I received one more letter today and it was from Emily’s mum. Inside was a typed A4 note with normal stuff on. You know, like her day, how her son was… nice stuff. It’s nice to be normal. Enclosed was the best present I could receive, a picture of Emily. I remember when I got Emily’s first letter and it almost felt like I was having a conversation with her that unfortunately was over too quickly. But the best thing about letters is how I can read them over and over again, which I have with hers. Each time I read it I am discovering something new in her writing but more importantly something new about her. Staring at the picture, where Emily looks absolutely beautiful, just reminds me, I have more reasons to get out and that I have a life beyond all of this. She will go on my wall and remind me every day that I’m almost home!
It’s just about time for tea now – vegan chilli and rice is on the menu tonight.
Later that day
I do not believe it. We have just been let out of our cell for the third time in one day!!! This is obviously all thanks to Steven’s enhanced status and a lenient prison officer. Let’s hope they don’t revoke it. I rather enjoy socialising with all the lads now.
I met a homeless (well not anymore) guy during association. He was found not guilty for burning down the majestic night club in Leeds but found himself in here anyway for punching his dad who was strangling his mother. He doesn’t mind prison. He gets two warm meals a day, a bed and people to talk to whereas his life outside is in isolation as he lives and begs on the streets. This is such a strange place.

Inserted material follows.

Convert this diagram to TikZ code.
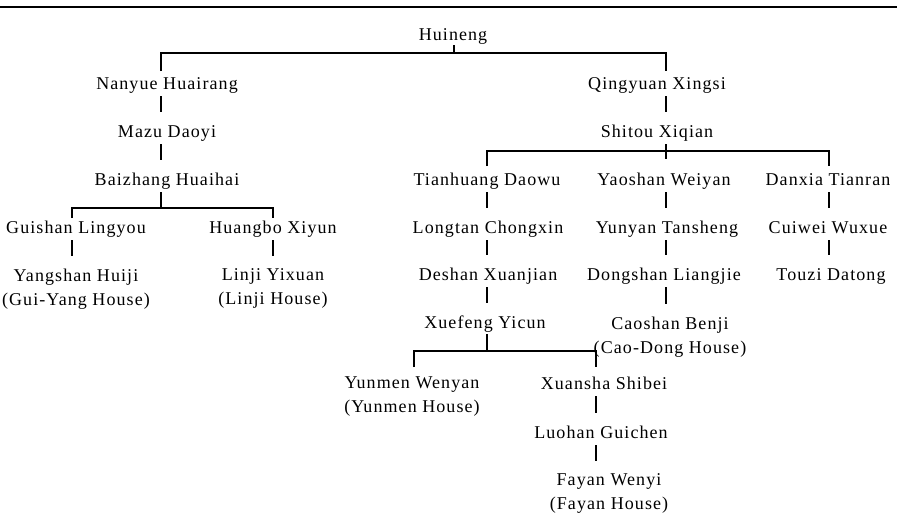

Later on, my good friend Idres gave me my sheet of Urdu translations of popular phrases back. I have lots to learn but it will be much easier thanks to him.
Oh and about helping that guy with his job application, he actually never came forward for my help today. Was he ashamed of his illiteracy which so many adults struggle with in prison? Or could he just not be arsed filling out the form?
I’m actually tired; it’s been a busy day! A bit more of my Sherlock book and a couple more letters to write then its beddy-byes!